# Welcome three new EO mods



## mkellogg

Hi everybody,

I'm pleased to announce that we have three new moderators for English Only.
Copyright 
Loob 
natkretep

I look forward to working with each of them!

Mike


----------



## Vanda

Copyright   , Loobinha, natkretep, welcome aboard! EO is bem servido! (well served??, have no idea how to say that in English!)


----------



## Paulfromitaly

Good to have you aboard!!


----------



## Nunty

Hip hip HURRAY!
Hip hip HURRAY!
Hip hip HURRAY!

Welcome, all three!


----------



## swift

*Madame Loob!! That's really good news. *​ 







*Thanks, Mike and congratulations to you all.*​


----------



## pyan

Good news coming in threes, just like it should.

Welcome.


----------



## sokol

A hearty welcome to you!


----------



## Sowka

*Loob, Copyright and natkretep - welcome to the team! 

*


----------



## JamesM

So glad to have you all join the team!


----------



## ILT

Welcome to the team!!!


----------



## surikata

Loob......In those shoes?

(Loob knows)


----------



## Suehil

Welcome to the team!


----------



## timpeac

Welcome to all three!


----------



## frida-nc

Welcome...and welcome...and welcome.
We hope you'll enjoy it here.


----------



## Revontuli

Congratulations!


----------



## fsabroso

Woo-Hoo!!!

Welcome to the team!!!


----------



## neuromatico

Welcome aboard!


----------



## Chaska Ñawi

Welcome! Welcome! Welcome!

It's great to have you on the team!


----------



## JeSuisSnob

*¡Bienvenidos, Copyright, Loob y natkretep!  *


----------



## SDLX Master

Gratz to all three of you, especially to Looby.


----------



## Nanon

Does this mean that instead of having the pleasure of reading Loob's caffeinated posts, I will have to visit EO?...  OK, I know I _should_ visit EO sometimes...

Congratulations to all three!


----------



## Loob

Many thanks to everyone for all the messages of welcome and congratulations - I'm petrified honoured to have been invited to join such an amazing team!

And special thanks to Sr. Swift for the pretty pic, which looks exactly like me (_well, it *would* if it had wrinkles and bifocals_) and to surikata for remembering my favourite former siggy: "In these shoes?".
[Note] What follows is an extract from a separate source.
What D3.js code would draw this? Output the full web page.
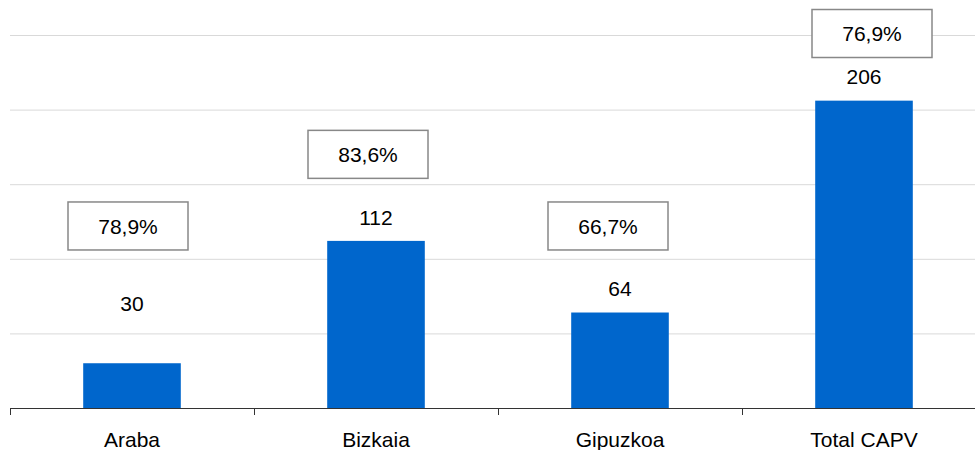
<!DOCTYPE html>
<html>
<head>
<meta charset="utf-8">
<script src="https://cdn.jsdelivr.net/npm/d3@7"></script>
<style>
  body { margin: 0; background: #fff; }
  svg { display: block; font-family: "Liberation Sans", Arial, sans-serif; }
</style>
</head>
<body>
<div id="chart"></div>
<script>
// chart data
const categories = ["Araba", "Bizkaia", "Gipuzkoa", "Total CAPV"];
const values = [30, 112, 64, 206];
const percents = ["78,9%", "83,6%", "66,7%", "76,9%"];
const yTicks = [0, 50, 100, 150, 200, 250];
// where each percent box sits, in value units
const boxLevel = [122, 170, 122, 251];

const W = 975, H = 450;
const margin = { top: 35, right: -11, bottom: 42, left: 10 };
const innerW = W - margin.left - margin.right;
const innerH = H - margin.top - margin.bottom;

// the boxes were hand placed in the original, a bit off the bar centres
const boxNudge = [-4, -8, -12, 8];

const svg = d3.select("#chart").append("svg")
    .attr("width", W)
    .attr("height", H);

const g = svg.append("g")
    .attr("transform", "translate(" + margin.left + "," + margin.top + ")");

let x = d3.scaleBand()
    .domain(categories)
    .range([0, innerW])
    .padding(0);

let y = d3.scaleLinear()
    .domain([0, 250])
    .range([innerH, 0]);

// gridlines
g.append("g")
    .selectAll("line")
    .data(yTicks.slice(1))
    .enter().append("line")
    .attr("x1", 0)
    .attr("x2", W - margin.left)
    .attr("y1", d => y(d) + 0.5)
    .attr("y2", d => y(d) + 0.5)
    .attr("stroke", "#d9d9d9")
    .attr("stroke-width", 1);

// bars
const barW = x.bandwidth() * 0.4;
g.append("g")
    .selectAll("rect")
    .data(values)
    .enter().append("rect")
    .attr("x", (d, i) => x(categories[i]) + x.bandwidth() / 2 - barW / 2)
    .attr("y", d => y(d))
    .attr("width", barW)
    .attr("height", d => innerH - y(d))
    .attr("fill", "#0066cc");

// x axis
const xAxis = g.append("g")
    .attr("transform", "translate(0," + innerH + ")");
xAxis.append("line")
    .attr("x1", 0).attr("x2", W - margin.left)
    .attr("y1", 0.5).attr("y2", 0.5)
    .attr("stroke", "#333");
xAxis.selectAll("line.tick")
    .data(categories)
    .enter().append("line")
    .attr("class", "tick")
    .attr("x1", d => Math.round(x(d)) + 0.5)
    .attr("x2", d => Math.round(x(d)) + 0.5)
    .attr("y1", 0).attr("y2", 7)
    .attr("stroke", "#333");
xAxis.selectAll("text")
    .data(categories)
    .enter().append("text")
    .attr("x", d => x(d) + x.bandwidth() / 2)
    .attr("y", 39)
    .attr("text-anchor", "middle")
    .attr("font-size", 21)
    .attr("fill", "#000")
    .text(d => d);

// value labels
g.append("g")
    .selectAll("text")
    .data(values)
    .enter().append("text")
    .attr("x", (d, i) => x(categories[i]) + x.bandwidth() / 2)
    .attr("y", d => y(Math.max(d + 16, 70)))
    .attr("dy", "0.36em")
    .attr("text-anchor", "middle")
    .attr("font-size", 21)
    .attr("fill", "#000")
    .text(d => d);

// percent boxes
const boxW = 120, boxH = 48;
const boxes = g.append("g")
    .selectAll("g")
    .data(percents)
    .enter().append("g")
    .attr("transform", (d, i) => "translate(" + (x(categories[i]) + x.bandwidth() / 2 + boxNudge[i]) + "," + y(boxLevel[i]) + ")");

boxes.append("rect")
    .attr("x", -boxW / 2)
    .attr("y", -boxH / 2)
    .attr("width", boxW)
    .attr("height", boxH)
    .attr("fill", "#fff")
    .attr("stroke", "#888")
    .attr("stroke-width", 1.5);

boxes.append("text")
    .attr("text-anchor", "middle")
    .attr("dy", "0.36em")
    .attr("font-size", 21)
    .attr("fill", "#000")
    .text(d => d);
</script>
</body>
</html>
Good Luck, Copyright and Nat - though I'm sure you won't need it as much as I will....


----------



## fenixpollo

Welcome to the team, everyone!


----------



## Angel.Aura

Benvenuti a tutti voi!! 
E vi auguro buon lavoro: la squadra dei moderatori è più ricca, oggi


----------



## natkretep

Thank you, thank you. <Deep bow> Maybe also: <smirk>

Peter


----------



## Copyright




----------



## JamesM

(I love "undo" effort... it does feel like much of our effort is directed towards undoing things.)


----------



## Copyright

JamesM said:


> (I love "undo" effort... it does feel like much of our effort is directed towards undoing things.)



As you can tell, I've already got that feeling.


----------



## Nunty

Reason No. 59,284 why I am glad we don't have to correct spelling. I didn't even notice.


----------



## Copyright

Nunty said:


> Reason No. 59,284 why I am glad we don't have to correct spelling. I didn't even notice.



It obviously doesn't pay to be too subtle -- but it works whether you notice or not, so we're covered. By _we_, I mean Spooks and me, not that _he_'s going to lift a paw to help anyone.


----------



## ewie

Welcome, floks!  Oh and don't forget >>>


----------



## Trisia

Three wonderful additions to an amazing team.


----------